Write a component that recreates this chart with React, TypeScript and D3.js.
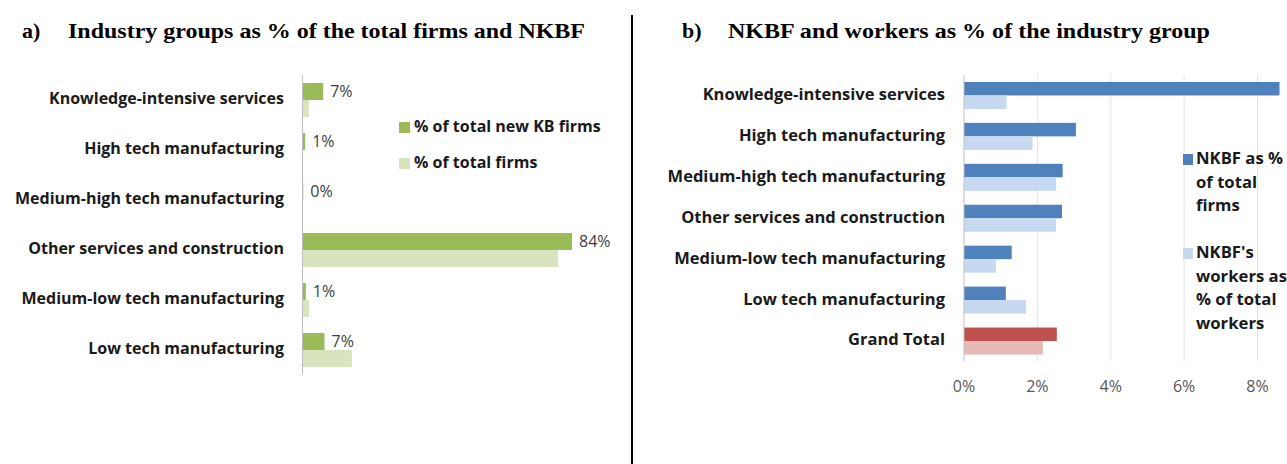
import React from "react";
import * as d3 from "d3";

const categoriesA = [
  "Knowledge-intensive services",
  "High tech manufacturing",
  "Medium-high tech manufacturing",
  "Other services and construction",
  "Medium-low tech manufacturing",
  "Low tech manufacturing",
];
const newKBFirmsPct = [6.6, 1.0, 0.4, 84.0, 1.2, 7.0];
const totalFirmsPct = [2.1, 0.3, 0.2, 79.7, 2.2, 15.5];

const categoriesB = [
  "Knowledge-intensive services",
  "High tech manufacturing",
  "Medium-high tech manufacturing",
  "Other services and construction",
  "Medium-low tech manufacturing",
  "Low tech manufacturing",
  "Grand Total",
];
const nkbfPctFirms = [8.6, 3.05, 2.69, 2.67, 1.3, 1.14, 2.53];
const nkbfPctWorkers = [1.16, 1.87, 2.51, 2.51, 0.87, 1.69, 2.15];
const ticksB = [0, 2, 4, 6, 8];

const legendA = ["% of total new KB firms", "% of total firms"];
const legendB1 = ["NKBF as %", "of total", "firms"];
const legendB2 = ["NKBF's", "workers as", "% of total", "workers"];

const GREEN = "#9bbb59";
const GREEN_L = "#d7e4bd";
const BLUE = "#4f81bd";
const BLUE_L = "#c6d9f1";
const RED = "#c0504d";
const RED_L = "#e6b9b8";
const FONT = "'Open Sans', Lato, sans-serif";
const SERIF = "'Liberation Serif', 'Times New Roman', serif";

export default function App() {
  const W = 1287;
  const H = 464;

  // Panel a
  const xA = d3.scaleLinear().domain([0, 84]).range([302, 572]);
  const yA = d3.scaleBand<string>().domain(categoriesA).range([75, 375]).paddingInner(0.32).paddingOuter(0.16);
  const bwA = yA.bandwidth() / 2;

  // Panel b
  const xB = d3.scaleLinear().domain([0, 8]).range([964, 1257.5]);
  const yB = d3.scaleBand<string>().domain(categoriesB).range([75, 361.5]).paddingInner(0.34).paddingOuter(0.17);
  const bwB = yB.bandwidth() / 2;

  return (
    <svg
      width={W}
      height={H}
      viewBox={`0 0 ${W} ${H}`}
      style={{ position: "fixed", left: 0, top: 0, background: "#fff" }}
    >
      <rect x={0} y={0} width={W} height={H} fill="#fff" />
      {/* Titles */}
      <g fontFamily={SERIF} fontWeight="bold" fontSize={22} fill="#000">
        <text x={22} y={37.5}>a)</text>
        <text x={68} y={37.5} textLength={517} lengthAdjust="spacingAndGlyphs">
          Industry groups as % of the total firms and NKBF
        </text>
        <text x={682} y={37.5}>b)</text>
        <text x={728} y={37.5} textLength={482} lengthAdjust="spacingAndGlyphs">
          NKBF and workers as % of the industry group
        </text>
      </g>
      <line x1={632} x2={632} y1={15} y2={H} stroke="#000" strokeWidth={2} />

      {/* Panel a */}
      <g fontFamily={FONT}>
        {categoriesA.map((c, i) => {
          const y0 = yA(c)!;
          return (
            <g key={c}>
              <rect x={xA(0)} y={y0} width={xA(newKBFirmsPct[i]) - xA(0)} height={bwA} fill={GREEN} />
              <rect x={xA(0)} y={y0 + bwA} width={xA(totalFirmsPct[i]) - xA(0)} height={bwA} fill={GREEN_L} />
              <text
                x={xA(newKBFirmsPct[i]) + 7}
                y={y0 + bwA / 2 + 1}
                dominantBaseline="middle"
                fontSize={16}
                fill="#404040"
              >
                {Math.round(newKBFirmsPct[i]) + "%"}
              </text>
              <text
                x={284}
                y={y0 + bwA}
                textAnchor="end"
                dominantBaseline="middle"
                fontSize={16}
                fontWeight="bold"
                fill="#1a1a1a"
              >
                {c}
              </text>
            </g>
          );
        })}
        <line x1={xA(0) + 0.5} x2={xA(0) + 0.5} y1={75} y2={375} stroke="#bfbfbf" strokeWidth={1} />
        {legendA.map((l, i) => (
          <g key={l}>
            <rect x={399} y={122 + i * 36} width={11} height={11} fill={i === 0 ? GREEN : GREEN_L} />
            <text x={414} y={128 + i * 36} dominantBaseline="middle" fontSize={16} fontWeight="bold" fill="#1a1a1a">
              {l}
            </text>
          </g>
        ))}
      </g>

      {/* Panel b */}
      <g fontFamily={FONT}>
        {ticksB.map((t) => (
          <g key={t}>
            {t > 0 && (
              <line x1={xB(t)} x2={xB(t)} y1={75} y2={361.5} stroke="#e3e3e3" strokeWidth={1} />
            )}
            <text x={xB(t)} y={388} textAnchor="middle" dominantBaseline="middle" fontSize={16} fill="#595959">
              {t + "%"}
            </text>
          </g>
        ))}
        {categoriesB.map((c, i) => {
          const y0 = yB(c)!;
          const isTotal = c === "Grand Total";
          return (
            <g key={c}>
              <rect x={xB(0)} y={y0} width={xB(nkbfPctFirms[i]) - xB(0)} height={bwB} fill={isTotal ? RED : BLUE} />
              <rect
                x={xB(0)}
                y={y0 + bwB}
                width={xB(nkbfPctWorkers[i]) - xB(0)}
                height={bwB}
                fill={isTotal ? RED_L : BLUE_L}
              />
              <text
                x={945}
                y={y0 + bwB}
                textAnchor="end"
                dominantBaseline="middle"
                fontSize={16.5}
                fontWeight="bold"
                fill="#1a1a1a"
              >
                {c}
              </text>
            </g>
          );
        })}
        <line x1={xB(0)} x2={xB(0)} y1={75} y2={361.5} stroke="#bfbfbf" strokeWidth={1} />
        <rect x={1183} y={154} width={10} height={11} fill={BLUE} />
        {legendB1.map((l, i) => (
          <text key={l} x={1196} y={160 + i * 23.5} dominantBaseline="middle" fontSize={16.7} fontWeight="bold" fill="#1a1a1a">
            {l}
          </text>
        ))}
        <rect x={1183} y={248} width={10} height={11} fill={BLUE_L} />
        {legendB2.map((l, i) => (
          <text key={l} x={1196} y={254 + i * 23.5} dominantBaseline="middle" fontSize={16.7} fontWeight="bold" fill="#1a1a1a">
            {l}
          </text>
        ))}
      </g>
    </svg>
  );
}
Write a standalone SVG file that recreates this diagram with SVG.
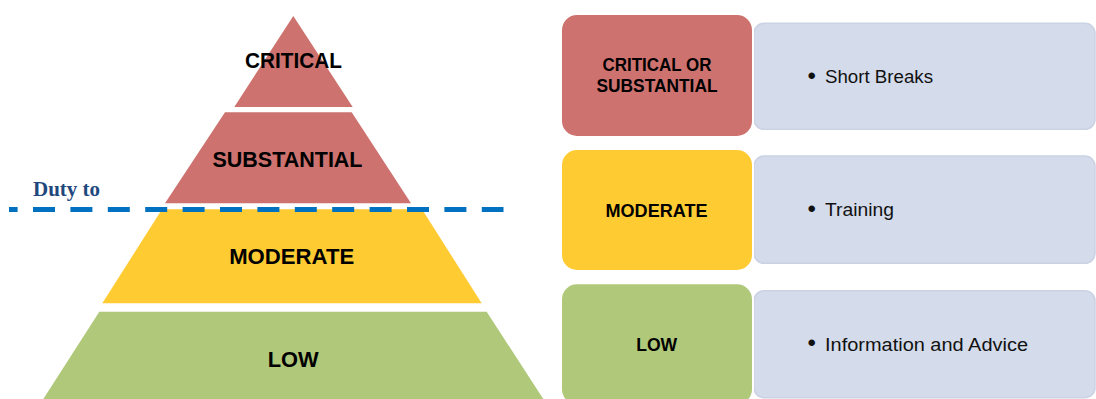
<svg xmlns="http://www.w3.org/2000/svg" width="1096" height="399" viewBox="0 0 1096 399">
<style>
.lvl{font-family:"Liberation Sans",Arial,sans-serif;font-weight:bold;fill:#000;text-anchor:middle}
.big{font-size:22.5px}
.box{font-size:18px}
.item{font-family:"Liberation Sans",Arial,sans-serif;font-size:18.7px;fill:#111}
.bul{font-size:24px}
.red{fill:#CD726E}
.yel{fill:#FFCB33}
.grn{fill:#B0C87A}
.panel{fill:#D4DBEA;stroke:#CAD2E4;stroke-width:1.5}
.card{stroke:#fff;stroke-width:2}
</style>
<rect width="1096" height="399" fill="#fff"/>
<g id="pyr-critical">
<polygon class="red" points="293.3,16 352.7,107 234.3,107"/>
<text class="lvl big" x="293.5" y="68.3" textLength="97" lengthAdjust="spacingAndGlyphs">CRITICAL</text>
</g>
<g id="pyr-substantial">
<polygon class="red" points="225,112.3 351.7,112.3 411,203.3 165,203.3"/>
<text class="lvl big" x="287.5" y="166.7" textLength="150" lengthAdjust="spacingAndGlyphs">SUBSTANTIAL</text>
</g>
<g id="pyr-moderate">
<polygon class="yel" points="162,209.3 422,209.3 481.7,303.3 102.3,303.3"/>
<text class="lvl big" x="291.7" y="264" textLength="125" lengthAdjust="spacingAndGlyphs">MODERATE</text>
</g>
<g id="pyr-low">
<polygon class="grn" points="99.3,311.7 486.7,311.7 543.3,399 43.3,399"/>
<text class="lvl big" x="293.2" y="366.7" textLength="51" lengthAdjust="spacingAndGlyphs">LOW</text>
</g>
<g id="duty-line">
<text x="33" y="196" font-family="'Liberation Serif','Times New Roman',serif" font-weight="bold" font-size="21" fill="#1F497D">Duty to</text>
<line x1="9" y1="209.5" x2="503.5" y2="209.5" stroke="#0070C0" stroke-width="5" stroke-dasharray="22 15.4" stroke-dashoffset="13.4"/>
</g>
<g id="row-critical">
<rect class="panel" x="754" y="23.3" width="341" height="106" rx="10"/>
<rect class="red card" x="561" y="14" width="192" height="123" rx="16"/>
<text class="lvl box" x="657" y="70.7" textLength="109" lengthAdjust="spacingAndGlyphs">CRITICAL OR</text>
<text class="lvl box" x="657" y="92.3" textLength="121" lengthAdjust="spacingAndGlyphs">SUBSTANTIAL</text>
<text class="item" y="83.5"><tspan class="bul" x="807.5">•</tspan><tspan x="825" y="82.7" textLength="108" lengthAdjust="spacingAndGlyphs">Short Breaks</tspan></text>
</g>
<g id="row-moderate">
<rect class="panel" x="754" y="156" width="341" height="107.3" rx="10"/>
<rect class="yel card" x="561" y="149" width="192" height="122" rx="16"/>
<text class="lvl box" x="656.5" y="216.7" textLength="102" lengthAdjust="spacingAndGlyphs">MODERATE</text>
<text class="item" y="216.8"><tspan class="bul" x="807.5">•</tspan><tspan x="825" y="216" textLength="69" lengthAdjust="spacingAndGlyphs">Training</tspan></text>
</g>
<g id="row-low">
<rect class="panel" x="754" y="290.7" width="341" height="107" rx="10"/>
<rect class="grn card" x="561" y="283.3" width="192" height="122" rx="16"/>
<text class="lvl box" x="656.7" y="350.7" textLength="41" lengthAdjust="spacingAndGlyphs">LOW</text>
<text class="item" y="351.4"><tspan class="bul" x="807.5">•</tspan><tspan x="825" y="350.6" textLength="203" lengthAdjust="spacingAndGlyphs">Information and Advice</tspan></text>
</g>
</svg>
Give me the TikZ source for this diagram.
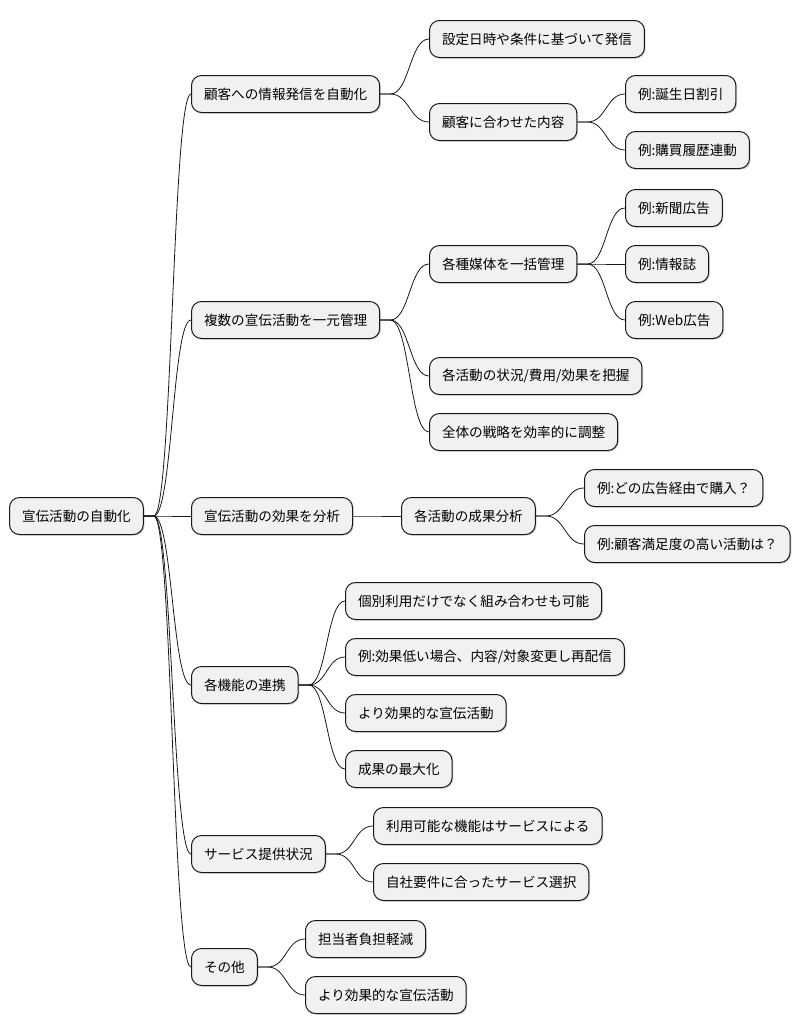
\documentclass[tikz,border=0pt]{standalone}
\usepackage{fontspec}
\setmainfont{Noto Sans CJK JP}
\usetikzlibrary{calc,shadows}
\definecolor{mmFill}{HTML}{F1F1F1}
\definecolor{mmLine}{HTML}{181818}
\tikzset{
  mmbox/.style={draw=mmLine,fill=mmFill,line width=1pt,rounded corners=10pt,
    anchor=west,inner xsep=12.5pt,minimum height=37pt,
    font=\fontsize{13.6}{16}\selectfont,
    drop shadow={shadow xshift=1.2pt,shadow yshift=-1.2pt,opacity=0.18,fill=black}},
  mmline/.style={draw=mmLine,line width=0.8pt}
}
% parent -> child, short stem then S-curve
\newcommand\mmlink[2]{%
  \draw[mmline] let \p1=($(#1.east)+(10pt,0)$), \p2=(#2.west) in
    (#1.east) -- (\p1) .. controls ({(\x1+\x2)/2},\y1) and ({(\x1+\x2)/2},\y2) .. (\p2);}

\begin{document}
\begin{tikzpicture}[x=1pt,y=-1pt]
  \useasboundingbox (0,0) rectangle (801,1034);

  % root
  \node[mmbox] (root) at (9,516) {宣伝活動の自動化};

  % level 1
  \node[mmbox] (cust)  at (191,94)  {顧客への情報発信を自動化};
  \node[mmbox] (multi) at (191,320) {複数の宣伝活動を一元管理};
  \node[mmbox] (anal)  at (191,516) {宣伝活動の効果を分析};
  \node[mmbox] (coop)  at (191,685) {各機能の連携};
  \node[mmbox] (serv)  at (191,854) {サービス提供状況};
  \node[mmbox] (misc)  at (191,967) {その他};

  % customer branch
  \node[mmbox] (custA)  at (429,39)  {設定日時や条件に基づいて発信};
  \node[mmbox] (custB)  at (429,122) {顧客に合わせた内容};
  \node[mmbox] (custBa) at (625,94)  {例:誕生日割引};
  \node[mmbox] (custBb) at (625,150) {例:購買履歴連動};

  % multi branch
  \node[mmbox] (media)  at (429,264) {各種媒体を一括管理};
  \node[mmbox] (mediaA) at (625,208) {例:新聞広告};
  \node[mmbox] (mediaB) at (625,264) {例:情報誌};
  \node[mmbox] (mediaC) at (625,320) {例:Web広告};
  \node[mmbox] (multiB) at (429,376) {各活動の状況/費用/効果を把握};
  \node[mmbox] (multiC) at (429,432) {全体の戦略を効率的に調整};

  % analysis branch
  \node[mmbox] (res)  at (401,516) {各活動の成果分析};
  \node[mmbox] (resA) at (584,488) {例:どの広告経由で購入？};
  \node[mmbox] (resB) at (584,544) {例:顧客満足度の高い活動は？};

  % cooperation branch
  \node[mmbox] (coopA) at (345,601) {個別利用だけでなく組み合わせも可能};
  \node[mmbox] (coopB) at (345,657) {例:効果低い場合、内容/対象変更し再配信};
  \node[mmbox] (coopC) at (345,713) {より効果的な宣伝活動};
  \node[mmbox] (coopD) at (345,769) {成果の最大化};

  % service branch
  \node[mmbox] (servA) at (373,826) {利用可能な機能はサービスによる};
  \node[mmbox] (servB) at (373,882) {自社要件に合ったサービス選択};

  % misc branch
  \node[mmbox] (miscA) at (305,939) {担当者負担軽減};
  \node[mmbox] (miscB) at (305,995) {より効果的な宣伝活動};

  % connectors
  \foreach \src/\dst in {root/cust,root/multi,root/anal,root/coop,root/serv,root/misc,
      cust/custA,cust/custB,custB/custBa,custB/custBb,
      multi/media,multi/multiB,multi/multiC,media/mediaA,media/mediaB,media/mediaC,
      anal/res,res/resA,res/resB,
      coop/coopA,coop/coopB,coop/coopC,coop/coopD,
      serv/servA,serv/servB,misc/miscA,misc/miscB}
    {\mmlink{\src}{\dst}}
\end{tikzpicture}
\end{document}
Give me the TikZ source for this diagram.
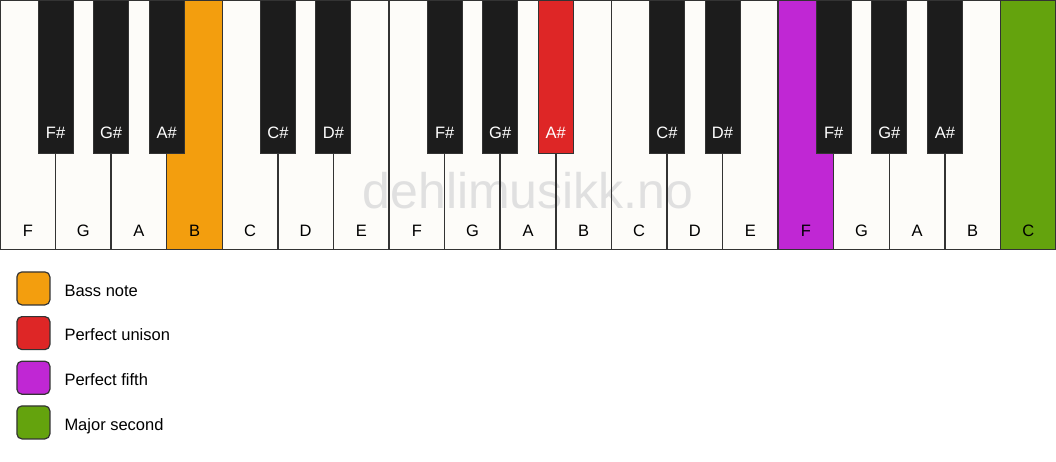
\documentclass[tikz,border=0pt]{standalone}
\usepackage{fontspec}
\setmainfont{Liberation Sans}
\definecolor{keywhite}{HTML}{FDFCF9}
\definecolor{keyblack}{HTML}{1C1C1C}
\definecolor{keyline}{HTML}{333333}
\definecolor{bassc}{HTML}{F39E0E}
\definecolor{unisonc}{HTML}{DE2626}
\definecolor{fifthc}{HTML}{C027D4}
\definecolor{secondc}{HTML}{64A30D}
\definecolor{wmark}{HTML}{E0E0E0}
\begin{document}
\begin{tikzpicture}[x=1pt,y=-1pt,
  labfont/.style={font=\fontsize{16.5}{19}\selectfont},
  whitekey/.style={minimum width=55.58pt, minimum height=249.5pt, anchor=north west, inner sep=0pt, outer sep=0pt},
  keyborder/.style={draw=keyline, line width=1.5pt},
  blackkey/.style={draw=keyline, line width=1pt, minimum width=35pt, minimum height=153pt, anchor=north, inner sep=0pt},
  wlabel/.style={labfont, text=black, anchor=base, inner sep=0pt},
  blabel/.style={labfont, text=white, anchor=base, inner sep=0pt},
  swatch/.style={draw=keyline, line width=1.2pt, rounded corners=5pt, minimum width=33pt, minimum height=33pt, inner sep=0pt},
  legtext/.style={labfont, text=black, anchor=base west, inner sep=0pt},
  watermark/.style={font=\fontsize{50}{56}\selectfont, text=wmark, anchor=base, inner sep=0pt}
]
\useasboundingbox (0,0) rectangle (1056,461);
\fill[white] (0,0) rectangle (1056,461);
% white keys (fill)
\foreach \n/\c [count=\i from 0] in {F/keywhite,G/keywhite,A/keywhite,B/bassc,C/keywhite,D/keywhite,E/keywhite,F/keywhite,G/keywhite,A/keywhite,B/keywhite,C/keywhite,D/keywhite,E/keywhite,F/fifthc,G/keywhite,A/keywhite,B/keywhite,C/secondc}{
  \node[whitekey, fill=\c] (w\i) at ({\i*55.579},0) {};
}
\node[watermark] (wm) at (528,208) {dehlimusikk.no};
% white key borders
\foreach \i in {0,...,18}{
  \draw[keyborder] (w\i.north west) rectangle (w\i.south east);
}
\foreach \n [count=\i from 0] in {F,G,A,B,C,D,E,F,G,A,B,C,D,E,F,G,A,B,C}{
  \node[wlabel] (wl\i) at ({\i*55.579+27.79},236) {\n};
}
% black keys
\foreach \n/\k/\c [count=\j] in {F\#/1/keyblack,G\#/2/keyblack,A\#/3/keyblack,C\#/5/keyblack,D\#/6/keyblack,F\#/8/keyblack,G\#/9/keyblack,A\#/10/unisonc,C\#/12/keyblack,D\#/13/keyblack,F\#/15/keyblack,G\#/16/keyblack,A\#/17/keyblack}{
  \node[blackkey, fill=\c] (b\j) at ({\k*55.579},0) {};
  \node[blabel] (bl\j) at ({\k*55.579},138.5) {\n};
}
% legend
\foreach \t/\c/\y [count=\i] in {Bass note/bassc/288.4,Perfect unison/unisonc/333.1,Perfect fifth/fifthc/377.7,Major second/secondc/422.4}{
  \node[swatch, fill=\c] (s\i) at (33.4,\y) {};
  \node[legtext] (t\i) at (64.3,{\y+7.6}) {\t};
}
\end{tikzpicture}
\end{document}
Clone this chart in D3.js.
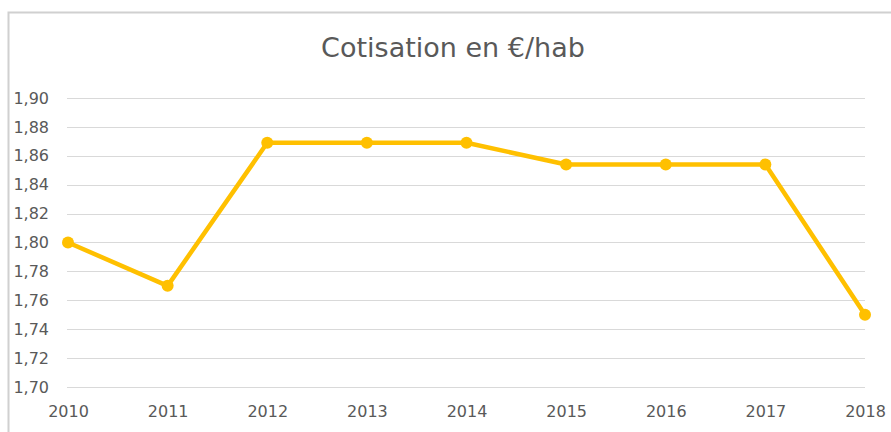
<!DOCTYPE html>
<html>
<head>
<meta charset="utf-8">
<script src="https://cdn.jsdelivr.net/npm/d3@7"></script>
<style>
  html, body { margin: 0; padding: 0; background: #ffffff; }
  svg { display: block; }
  text { font-family: "DejaVu Sans", sans-serif; fill: #595959; }
</style>
</head>
<body>
<svg id="chart" width="891" height="432"></svg>
<script>
const title = "Cotisation en €/hab";
const years = ["2010", "2011", "2012", "2013", "2014", "2015", "2016", "2017", "2018"];
const values = [1.80, 1.77, 1.869, 1.869, 1.869, 1.854, 1.854, 1.854, 1.75];
const yTicks = [1.70, 1.72, 1.74, 1.76, 1.78, 1.80, 1.82, 1.84, 1.86, 1.88, 1.90];

const svg = d3.select("#chart");
const W = 891, H = 432;
const margin = { left: 68, right: 26, top: 98, bottom: 45 };

// chart frame
svg.append("rect")
  .attr("x", 8.5).attr("y", 12.5)
  .attr("width", W + 10).attr("height", H + 10)
  .attr("fill", "#ffffff")
  .attr("stroke", "#d0d0d0").attr("stroke-width", 2);

const x = d3.scalePoint().domain(years).range([margin.left, W - margin.right]);
const y = d3.scaleLinear().domain([1.70, 1.90]).range([H - margin.bottom, margin.top]);

const fmt = v => d3.format(".2f")(v).replace(".", ",");

// gridlines
svg.append("g")
  .selectAll("line")
  .data(yTicks)
  .join("line")
  .attr("x1", margin.left - 1).attr("x2", W - margin.right)
  .attr("y1", d => Math.round(y(d)) + 0.5).attr("y2", d => Math.round(y(d)) + 0.5)
  .attr("stroke", "#d9d9d9").attr("stroke-width", 1);

// y axis labels
const yAxis = d3.axisLeft(y).tickValues(yTicks).tickFormat(fmt).tickSize(0).tickPadding(0);
const gy = svg.append("g").attr("transform", "translate(49,0)").call(yAxis);
gy.select(".domain").remove();
gy.selectAll("text")
  .attr("font-family", "DejaVu Sans, sans-serif")
  .attr("font-size", 16).attr("fill", "#595959");

// x axis labels
const xAxis = d3.axisBottom(x).tickSize(0).tickPadding(0);
const gx = svg.append("g").attr("transform", `translate(0,${H - margin.bottom + 19})`).call(xAxis);
gx.select(".domain").remove();
gx.selectAll("text")
  .attr("font-family", "DejaVu Sans, sans-serif")
  .attr("font-size", 16).attr("fill", "#595959");

// line
const line = d3.line().x((d, i) => x(years[i])).y(d => y(d));
svg.append("path")
  .datum(values)
  .attr("d", line)
  .attr("fill", "none")
  .attr("stroke", "#FFC000")
  .attr("stroke-width", 4.5)
  .attr("stroke-linejoin", "round");

svg.append("g")
  .selectAll("circle")
  .data(values)
  .join("circle")
  .attr("cx", (d, i) => x(years[i]))
  .attr("cy", d => y(d))
  .attr("r", 6)
  .attr("fill", "#FFC000");

// title
svg.append("text")
  .attr("x", 453).attr("y", 57)
  .attr("text-anchor", "middle")
  .attr("font-size", 27)
  .text(title);
</script>
</body>
</html>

+ + + +

▶ _Given instruction_:
Leave out any pictures, please, and quote only the lines from the top of the data through the line that contains "const totalFirmsPct = [2.1, 0.3, 0.2, 79.7, 2.2, 15.5];".

▶ _Final result_:
Write a component that recreates this chart with React, TypeScript and D3.js.
import React from "react";
import * as d3 from "d3";

const categoriesA = [
  "Knowledge-intensive services",
  "High tech manufacturing",
  "Medium-high tech manufacturing",
  "Other services and construction",
  "Medium-low tech manufacturing",
  "Low tech manufacturing",
];
const newKBFirmsPct = [6.6, 1.0, 0.4, 84.0, 1.2, 7.0];
const totalFirmsPct = [2.1, 0.3, 0.2, 79.7, 2.2, 15.5];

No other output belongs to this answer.